The basics: county, region, and how to get there
San Jose is the seat of Santa Clara County, which also includes Cupertino, Sunnyvale, Mountain View, and Santa Clara. It is the third-largest city in California (after Los Angeles and San Diego) and around the 12th largest in the U.S. The coordinates are roughly 37.33°N, 121.89°W.
Getting there: Mineta San Jose International (SJC) is the in-city airport, about 10 minutes from downtown; SFO is the larger option 40 miles north. By car, I-880 runs north to Oakland, I-280 curves up the peninsula to San Francisco, I-680 heads northeast toward Pleasanton, and US-101 is the main north-south spine through the valley. Caltrain connects San Jose to San Francisco; VTA runs local light rail and buses.

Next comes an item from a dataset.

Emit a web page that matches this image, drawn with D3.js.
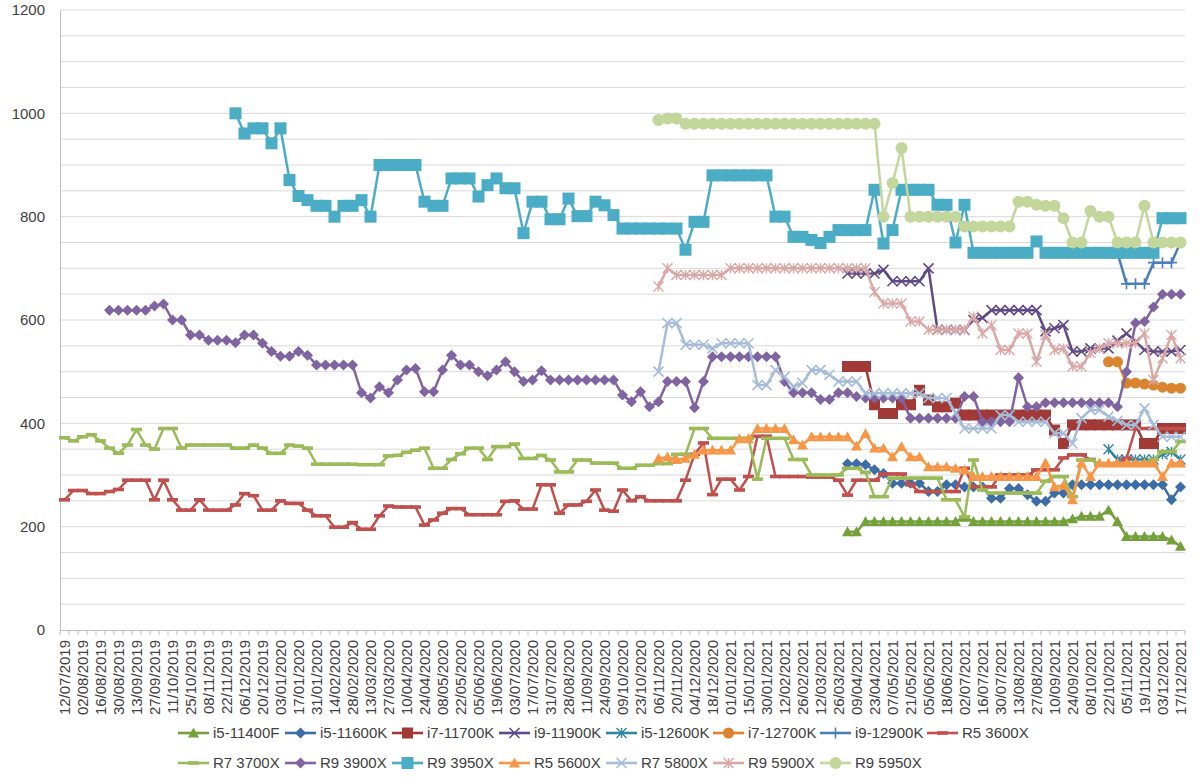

Zip codes run 95101 through 95196.
What the city actually is
San Jose calls itself the “Capital of Silicon Valley,” and the label fits: it is home to the headquarters or large campuses of Cisco, Adobe, PayPal, and eBay, plus a dense web of smaller tech firms and venture capital. That is why the cost of living is high and the job market is engineering-heavy. The city is also older than its skyline suggests, it was founded in 1777 as Pueblo de San José de Guadalupe and was California’s first chartered city in 1850, before it became an orchard town and then a tech hub after 1960.

Weather and when to go
San Jose has a mild Mediterranean climate: warm, dry summers (high 70s to low 80s°F) and cool, wet winters (mid-50s to low 60s°F). It gets sunshine most of the year, with rain concentrated from November through March. The “June Gloom” coastal fog usually stays west in Santa Cruz, so San Jose stays clearer and warmer than San Francisco, a point worth knowing if you are choosing between the two.
Neighborhoods worth knowing
- Downtown / SoFA District – the urban core, with the SAP Center, the California Theatre, and the bars and restaurants.
- Santana Row and Westfield Valley Fair – the shopping-and-dining hub on the west side.
- Willow Glen – tree-lined streets and a small-town-feeling downtown.
- Japantown – one of three remaining Japantowns in the U.S., with restaurants and the annual Obon festival.
- Almaden Valley – southern, hilly, near the old Quicksilver mining park.
Final Thoughts
San Jose is easy to locate and harder to navigate, so the useful next step is to pick a base by what you came for, then check the 101 and 880 commute times before you book, because traffic, not distance, decides your day. If you want the Silicon Valley experience, stay west near Santana Row; for the civic core, downtown. The city rewards a plan more than a wander.